# Not Seen this before Zenith or Movado?



## Nigelp (Jan 28, 2015)

I've seen people describe Movado watches as Zenith to give them a bit more cache as the Zenith name is associated with some fairly pricey watches. However i've not seen one with the Movado name combined with the Zenith logo, before. I always thought it was a bit of a sales ploy like advertising a sicura as a Breitling ie no link at all hardly. Looking at this though it seems that Movado and Zenith are one and the same?

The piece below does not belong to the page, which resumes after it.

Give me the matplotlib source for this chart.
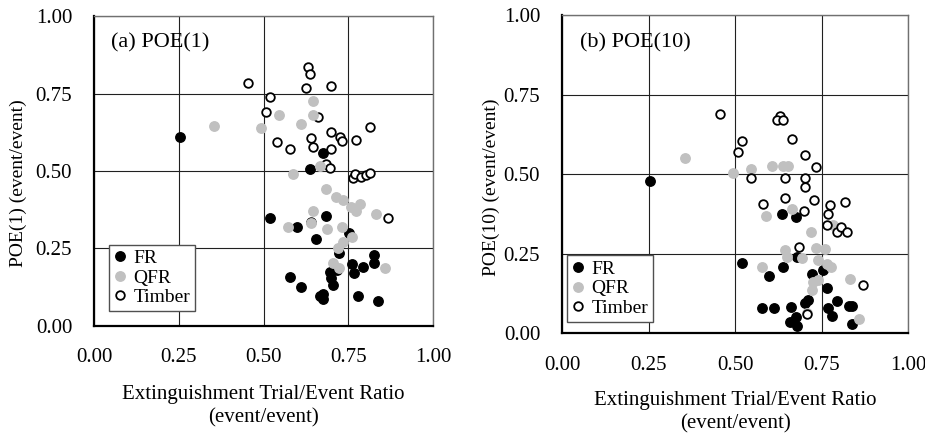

Its decribed as a 1970's watch with the Electronic tuning fork Zenith cal 50 and for sale in California, for what seems a fairly reasonable £180. All the Zenith logos are there, dial, crown and clasp. Additionally the case back bears the name surf, a Zenith model from the 80's I think? Rather than 70's. The watch looks 80's in design rather than 70's and looks modern for an electronic. Is it some sort of run out model using up old movements? Using the Zenith logos to help sell them? @scottswatches have you come across others like it/can shed any light on it? Thanks. Nigel.


----------



## scottswatches (Sep 22, 2009)

It isn't that uncommon Nigel - Zenith, Movado and Mondia joined up in 1969, and several watches are dual branded.


----------



## Nigelp (Jan 28, 2015)

Thanks Scott, I hadn't realised that. Makes sense.


----------



## vinn (Jun 14, 2015)

if you are interested in vintage watches; Movado from the 1950's have an interesting history, including patent on a mainspring design. vin.


----------